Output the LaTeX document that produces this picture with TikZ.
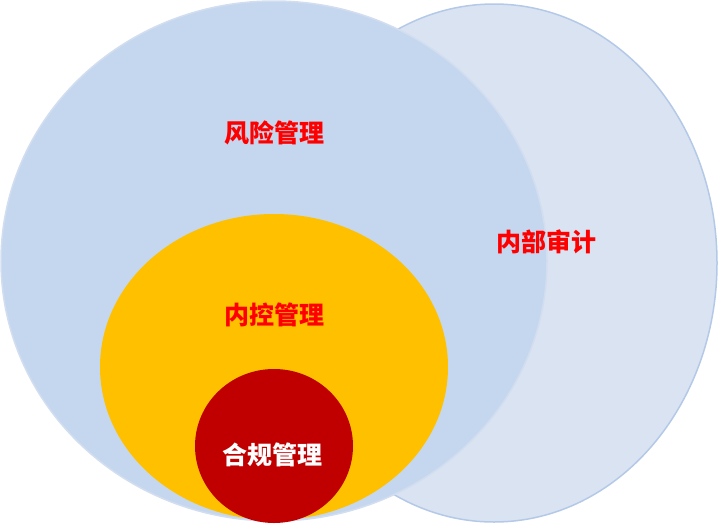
\documentclass[tikz,border=0pt]{standalone}
\usepackage{fontspec}
\usetikzlibrary{shapes.geometric}
\newfontfamily\cjk{Noto Sans CJK SC}
\definecolor{auditfill}{HTML}{DAE3F2}
\definecolor{auditline}{HTML}{B4C9E8}
\definecolor{riskfill}{HTML}{C5D7EE}
\definecolor{riskline}{HTML}{D2DEF0}
\definecolor{icfill}{HTML}{FFC000}
\definecolor{compfill}{HTML}{C00000}
\tikzset{lbl/.style={font=\cjk\bfseries\fontsize{25}{25}\selectfont}}
\begin{document}
\begin{tikzpicture}[x=1pt,y=-1pt]
\useasboundingbox (0,0) rectangle (720,525);
\node[draw=auditline,line width=1.5pt,fill=auditfill,ellipse,minimum width=446,minimum height=518,inner sep=0] (audit) at (494,263) {};
\node[draw=riskline,line width=1.5pt,fill=riskfill,ellipse,minimum width=546,minimum height=520,inner sep=0] (risk) at (274,261) {};
\node[fill=icfill,ellipse,minimum width=348,minimum height=306,inner sep=0] (ic) at (274,367) {};
\node[fill=compfill,ellipse,minimum width=158,minimum height=154,inner sep=0] (comp) at (274,446) {};
\node[lbl,text=red] (t1) at (274,133) {风险管理};
\node[lbl,text=red] (t2) at (546,242) {内部审计};
\node[lbl,text=red] (t3) at (274,315) {内控管理};
\node[lbl,text=white] (t4) at (272,455) {合规管理};
\end{tikzpicture}
\end{document}
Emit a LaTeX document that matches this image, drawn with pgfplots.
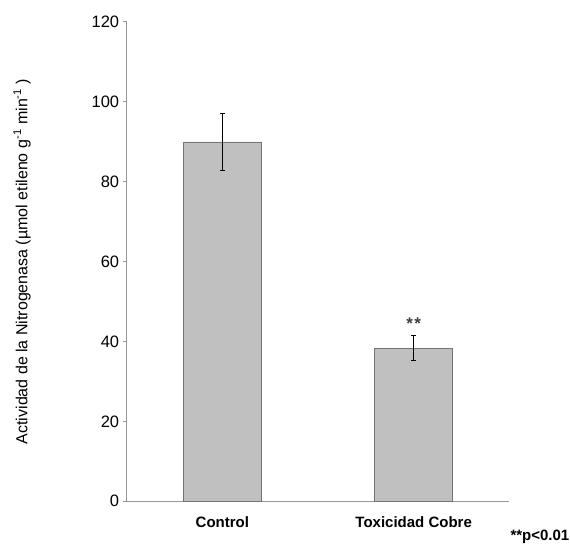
\documentclass[border=0pt]{standalone}
\usepackage{pgfplots}
\pgfplotsset{compat=1.18}
\usepackage{fontspec}
\setmainfont{Liberation Sans}
\definecolor{barfill}{RGB}{192,192,192}
\definecolor{baredge}{RGB}{115,115,115}
\definecolor{axisgray}{RGB}{150,150,150}
\begin{document}
\begin{tikzpicture}
\begin{axis}[
 scale only axis, width=382.6pt, height=479.6pt,
 at={(0,0)}, anchor=south west,
 xmin=0.5, xmax=2.5, ymin=0, ymax=120,
 axis x line*=bottom, axis y line*=left,
 axis line style={axisgray, line width=0.8pt},
 xtick={1,2}, xticklabels={Control, Toxicidad Cobre},
 xtick style={draw=none},
 ytick={0,20,...,120},
 ytick style={axisgray, line width=0.8pt},
 tick align=outside, major tick length=4pt,
 /pgf/number format/assume math mode=true,
 yticklabel style={font=\fontsize{16.5}{19}\selectfont},
 xticklabel style={font=\bfseries\fontsize{15}{18}\selectfont, yshift=-8pt},
 ylabel={Actividad de la Nitrogenasa (µmol etileno g\textsuperscript{-1} min\textsuperscript{-1} )},
 ylabel style={font=\fontsize{16}{19}\selectfont, at={(axis description cs:-0.2737,0.5)}, anchor=center},
]
\addplot[ybar, bar width=77.7pt, fill=barfill, draw=baredge, line width=0.8pt,
 error bars/.cd, y dir=both, y explicit,
 error bar style={black, line width=1pt},
 error mark options={rotate=90, mark size=2.5pt, black, line width=1pt}]
 coordinates {(1,89.9) +- (0,7.2) (2,38.3) +- (0,3.1)};
\node[font=\bfseries\fontsize{17}{20}\selectfont, anchor=base, text=black!75] at (axis cs:2,42.9) {*\kern1.5pt*};
\end{axis}
\node[font=\bfseries\fontsize{15}{18}\selectfont, anchor=base west] at (380.3pt,-38.7pt) {**p<0.01};
\pgfresetboundingbox
\path[use as bounding box] (-126.7pt,-44.7pt) rectangle (443.3pt,501.3pt);
\end{tikzpicture}
\end{document}
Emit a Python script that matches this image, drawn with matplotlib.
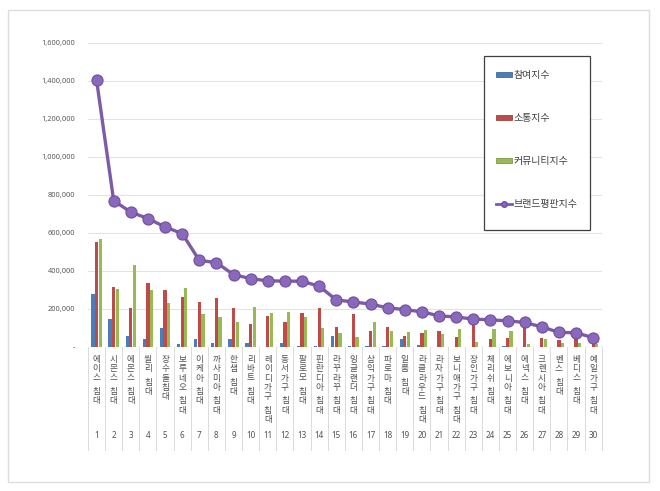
import matplotlib
matplotlib.use("Agg")
import matplotlib.pyplot as plt
from matplotlib.patches import Patch, Rectangle
from matplotlib.lines import Line2D
from matplotlib.ticker import FuncFormatter

plt.rcParams['font.family'] = ['Noto Sans CJK KR', 'DejaVu Sans']

# 침대 브랜드평판 (30위)
brands = ["에이스 침대", "시몬스 침대", "에몬스 침대", "씰리 침대", "장수돌침대",
          "보루네오 침대", "이케아 침대", "까사미아 침대", "한샘 침대", "리바트 침대",
          "레이디가구 침대", "동서가구 침대", "팔로모 침대", "핀란디아 침대", "라꾸라꾸 침대",
          "잉글랜더 침대", "삼익가구 침대", "파로마 침대", "일룸 침대", "라클라우드 침대",
          "라자가구 침대", "보니애가구 침대", "장인가구 침대", "체리쉬 침대", "에보니아 침대",
          "에넥스 침대", "크렌시아 침대", "벤스 침대", "베디스 침대", "예일가구 침대"]
ranks = list(range(1, 31))

participation = [280000, 149000, 60000, 40000, 102000, 16000, 40000, 19000, 44000, 23000,
                 2000, 23000, 3500, 5000, 60000, 3000, 5000, 3500, 44000, 12000,
                 2000, 1500, 1000, 1500, 3000, 1500, 1500, 2000, 1500, 1000]
communication = [553000, 314000, 207000, 339000, 300000, 261000, 239000, 260000, 204000, 119000,
                 163000, 130000, 177000, 207000, 105000, 172000, 82000, 105000, 60000, 74000,
                 82000, 51000, 140000, 40000, 45000, 120000, 49000, 39000, 45000, 30000]
community = [570000, 307000, 433000, 298000, 230000, 309000, 174000, 160000, 132000, 212000,
             177000, 184000, 156000, 98000, 72000, 54000, 133000, 84000, 81000, 88000,
             70000, 95000, 25000, 95000, 82000, 16000, 40000, 23000, 23000, 17000]
reputation = [1405000, 770000, 710000, 676000, 632000, 597000, 456000, 444000, 381000, 360000,
              348000, 347000, 346000, 320000, 248000, 237000, 226000, 206000, 197000, 185000,
              164000, 158000, 147000, 143000, 138000, 129000, 106000, 77000, 75000, 49000]

c_blue = "#4A7EBB"
c_red = "#BE4B48"
c_green = "#98B954"
c_purple = "#7D5BA6"

fig = plt.figure(figsize=(6.6, 4.91), dpi=100)
W, H = 660, 491

# 바깥 테두리
fig.patches.append(Rectangle((8 / W, 1 - 482 / H), 641 / W, 472 / H, transform=fig.transFigure,
                             fill=False, edgecolor="#DDDDDD", linewidth=1.0))

ax = fig.add_axes([88 / W, 1 - 347 / H, (601.7 - 88) / W, (347 - 43) / H])

x = list(range(len(brands)))
bw = 0.19
ax.bar([i - 0.21 for i in x], participation, width=bw, color=c_blue, zorder=2)
ax.bar(x, communication, width=bw, color=c_red, zorder=2)
ax.bar([i + 0.21 for i in x], community, width=bw, color=c_green, zorder=2)
ax.plot(x, reputation, color=c_purple, linewidth=2.4, marker="o", markersize=8,
        markerfacecolor="#8A68BC", markeredgecolor="#6E50A0", markeredgewidth=0.8, zorder=3)

ax.set_xlim(-0.5, len(brands) - 0.5)
ax.set_ylim(0, 1600000)
ax.set_yticks(range(0, 1600001, 200000))
ax.yaxis.set_major_formatter(FuncFormatter(lambda v, p: "-" if v == 0 else f"{int(v):,}"))
ax.tick_params(axis="y", length=0, pad=9, labelsize=5.3, labelcolor="#595959")
for lbl in ax.get_yticklabels():
    lbl.set_family(["Noto Sans", "DejaVu Sans"])
ax.set_xticks([])
ax.grid(axis="y", color="#E3E3E3", linewidth=0.8, zorder=0)
for s in ax.spines.values():
    s.set_visible(False)

# 아래쪽 표 (세로 이름 + 순위)
px = 1600000 / 304  # 1 픽셀 = 데이터 단위
for k in range(len(brands) + 1):
    ax.plot([k - 0.5, k - 0.5], [0, -103 * px], color="#DADADA", linewidth=0.7,
            clip_on=False, zorder=1)
ax.axhline(0, color="#DADADA", linewidth=0.8, zorder=1)

step = 9.3
for i, name in enumerate(brands):
    yy = -12.5
    for ch in name:
        if ch == " ":
            yy -= step * 0.45
            continue
        ax.text(i, yy * px, ch, ha="center", va="center", fontsize=6.2,
                color="#505050", clip_on=False)
        yy -= step
    ax.text(i, -89 * px, str(ranks[i]), ha="center", va="center", fontsize=5.8,
            color="#505050", family=["Noto Sans", "DejaVu Sans"], clip_on=False)

# 범례 (테두리는 따로 그림)
fig.patches.append(Rectangle((484 / W, 1 - 230 / H), 106 / W, 174 / H, transform=fig.transFigure,
                             facecolor="white", edgecolor="#404040", linewidth=0.9, zorder=5))
handles = [Patch(facecolor=c_blue, edgecolor="#2F5A8F", linewidth=0.5),
           Patch(facecolor=c_red, edgecolor="#8E2F2D", linewidth=0.5),
           Patch(facecolor=c_green, edgecolor="#6E8C36", linewidth=0.5),
           Line2D([0], [0], color=c_purple, linewidth=2, marker="o", markersize=4,
                  markerfacecolor="#8A68BC", markeredgecolor="#6E50A0")]
labels = ["참여지수", "소통지수", "커뮤니티지수", "브랜드평판지수"]
leg = fig.legend(handles, labels, loc="upper left", bbox_to_anchor=(492 / W, 1 - 66 / H),
                 fontsize=7.2, frameon=False,
                 handlelength=1.6, handleheight=0.35, handletextpad=0.15,
                 labelspacing=3.3, borderpad=0.4, borderaxespad=0)
leg.set_zorder(6)
for t in leg.get_texts():
    t.set_color("#404040")

fig.savefig("out.png", dpi=100)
______________________________
What the exercise asks> Scan the records for the string "LaTeX". Copy each line in which it appears.

Exercise result>
Output the LaTeX document that produces this picture with TikZ.
Emit a LaTeX document that matches this image, drawn with pgfplots.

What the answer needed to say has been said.